You can use collapse when you want to create summary statistics of your data, or some of your variables. Note that collapse works by replacing your data with the summary statistics of each variable that you request. If you are familiar with egen, you can think of collapse as equivalent to egen, except than rather making a new variable it replaces your variables. Additionally, any variables you don’t specify will be dropped. This means this command erases your data. Because of this destructive nature there are several best practices to use around collapse.

Preserve and Restore

It is common you would like to maintain your dataset while outputting some summary statistics. You can quickly do this by preserving, collapsing, and then restoring your data.

sysuse census, clear
preserve
collapse (mean) pop (median) medage, by(region)
save "example.dta", replace
restore 

Asserting beforehand

It is important you code asserts before you collapse to check that you’re variables are what you are expecting. For example, if you think you have a constant var among the variables you are collapsing on - you should check prior to collapsing. If you are wrong, you could not know based on the stat you choose, and it is hard to check after the collapse since the data is gone.

Explain why you use the statistic you choose

In the comments of your do-file, you should write why you chose the collapse statistic you chose for each variable.
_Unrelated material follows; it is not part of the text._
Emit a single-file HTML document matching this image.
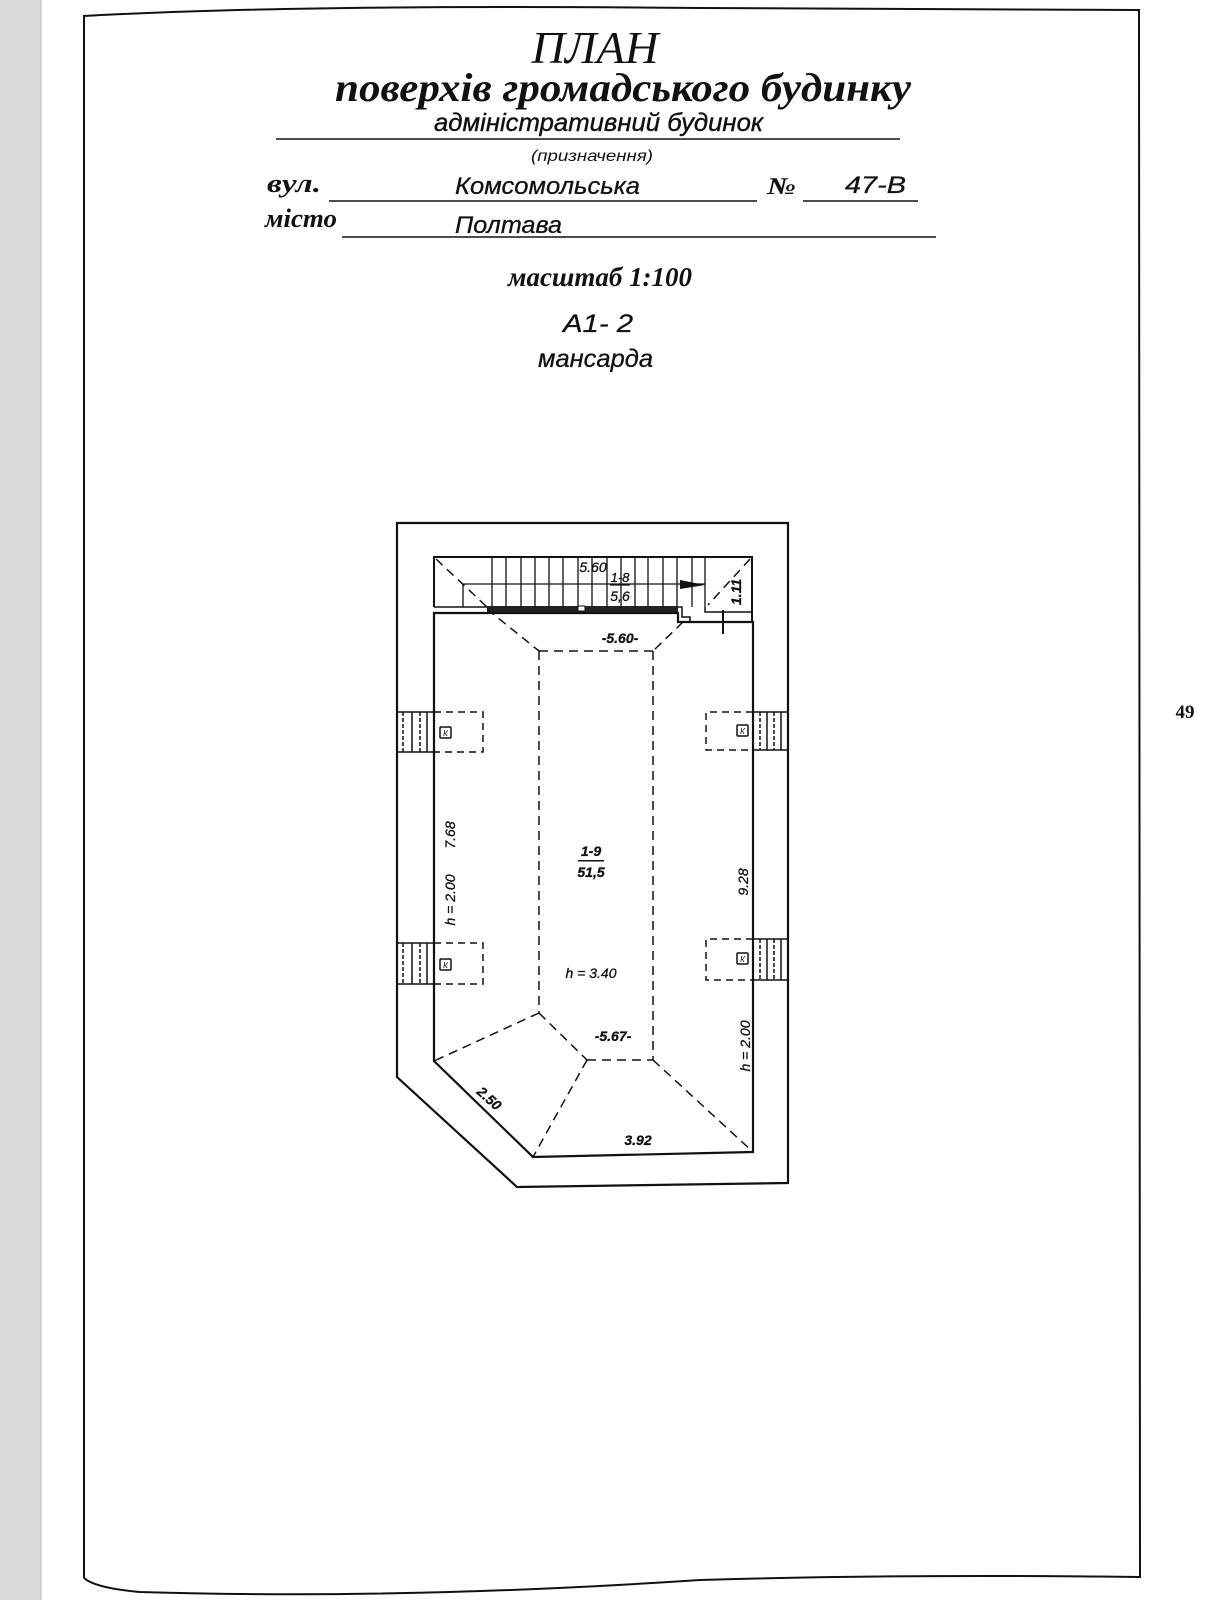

This is especially important when multiple statistics would result in the same thing and you chose one arbitrarily. For example, if you have a constant variable for what you are collapsing on, so you pick mean instead of mode or first non missing, this is important for someone to know later. If they are adding in more data and run into errors they need to know why you picked what you did and it will help them understand the data structure and errors.

Using egen, duplicates drop instead

An alternative to using collapse is using egen and the dropping duplicates instead. This way once you make your statistics you can do some assert functions to check that everything was created the way you think they were created.